Tuesday’s run was uneventful, but Thursday’s was a fine example of the need for mental toughness and fortitude when training in the winter. The day started off with light snow, but it wasn’t sticking and had abated by the time I left for my run with Nandi. So far, so good! Nandi had planned what turned out to be a really great and challenging 6 mile route with some decent hills, and despite some residual iciness from the morning’s snow all was going well. As we reached about mile 3, however, a few flakes began to float to the ground. No problem, thought we, we’ve certainly run in worse! And then, as we reached the bottom of a hill, it struck. A sudden, near-complete whiteout. We found ourselves running in a souvenir snowglobe, completely blinded. I suddenly gained appreciation for what the term snow squall truly means. Luckily it ended after about 10 minutes or so, and we finished the rest of the run uneventfully, but there was a definitive air of grueling about the entire experience. I’d like to try the route again sans nutty weather!
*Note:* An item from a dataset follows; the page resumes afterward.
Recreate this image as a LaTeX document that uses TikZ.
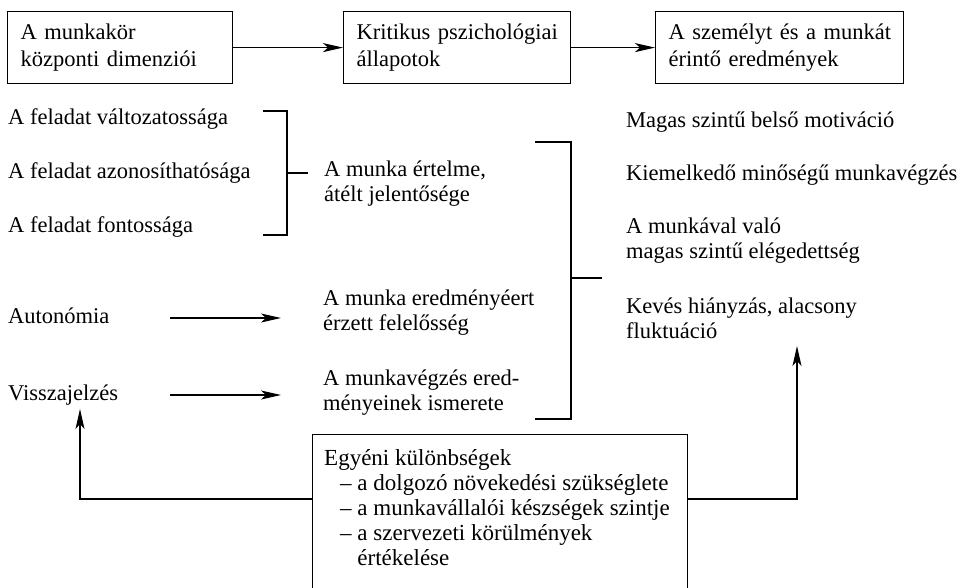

All of this, however, distracts from the main event – Saturday. The day we were due to run 14 miles, the farthest I’ve ever run in my life. And for the first time in quite a while, I needed to run it alone. The rest of the team was headed to a coalition run in the morning, but due to other commitments I couldn’t go out before the afternoon. In deference to this I decided to utilize the Minuteman bike path near my house – a straight shot with only occasional intersections to worry about. I plotted what seemed like a fool-proof route and headed on my way.

Since I was running the relatively safe bike path I decided to bring my i-pod – while not a replacement for my teammates it definitely helped prevent boredom and provided some extra energy when needed. I listened to some This American Life and what turned out to be the greatest running soundtrack ever (for me anyway) – the Ettes, Look at Life Again Soon. Here’s my appropriately named theme song for training:

The Ettes – Marathon from Alexandro Silver Duran on Vimeo.

The whole album is super-catchy and sets a good pace for how I run. Check it out!

Now, the bike path slopes up toward Lexington, where I was headed, and is a downhill slope back to Arlington, so I wasn’t too concerned about my time as I chugged along. I was pretty sure I could make it up on the way back. However, as I passed Lexington Center and started looking for the playground that was my indicator to turn around, I started getting a little concerned. My time was egregiously bad. Finally, I hit the highway at 1.5 hours and decided that had to be close enough. After all I wanted to be home before dark!

Well, you can probably guess what happened. The play area, as it turns out, is not as close to the bike path as it seems on the map. Add to that the fact that the last road before the turnaround is NOT marked as Bedford Road, and I overshot. Not by much, but enough that rather than 14, I have now run my greatest distance with 15 miles! So I guess I’m ready for next week. And my time, while not exactly on fire, wasn’t too bad.

I know I’ve been a bit long-winded, but I must also mention that I think I’ve found a really good on-the-run food! I brought some dried cherries on this adventure and they were perfect! Loads of sugar for energy, compact, not at all messy, and soft enough to feel like I’m not going to choke. I ate a few handfuls every 45 minutes or so and felt great!

Finally, today’s my big fundraiser. Wish me luck!


3 responses to “Going The Distance

  1. Congrats on 15 miles! Hopefully you’ve already endured the worst possible running conditions and the weather will cooperate from here on out. Now it’s on to the fundraiser!

  2. wooooot! you killed that run! hurray for the fundraiser!

  3. Congrats on breaking through yet another wall!
    The fundraiser was a wonderful time. It’s especially nice when you’re helping a great cause while having fun.
    I always like to hear other people’s workout music soundtracks, as it sometimes gives me ideas on songs to add to my own mix. thanks for the link to the Ettes – Marathon video. Very cool paper animation. Unfortunately the video for my favorite workout song Garbage – Push It is more weird & creepy than fun. The song never fails to give me a little adrenaline boost and the lyrics are like having a trainer singing to me.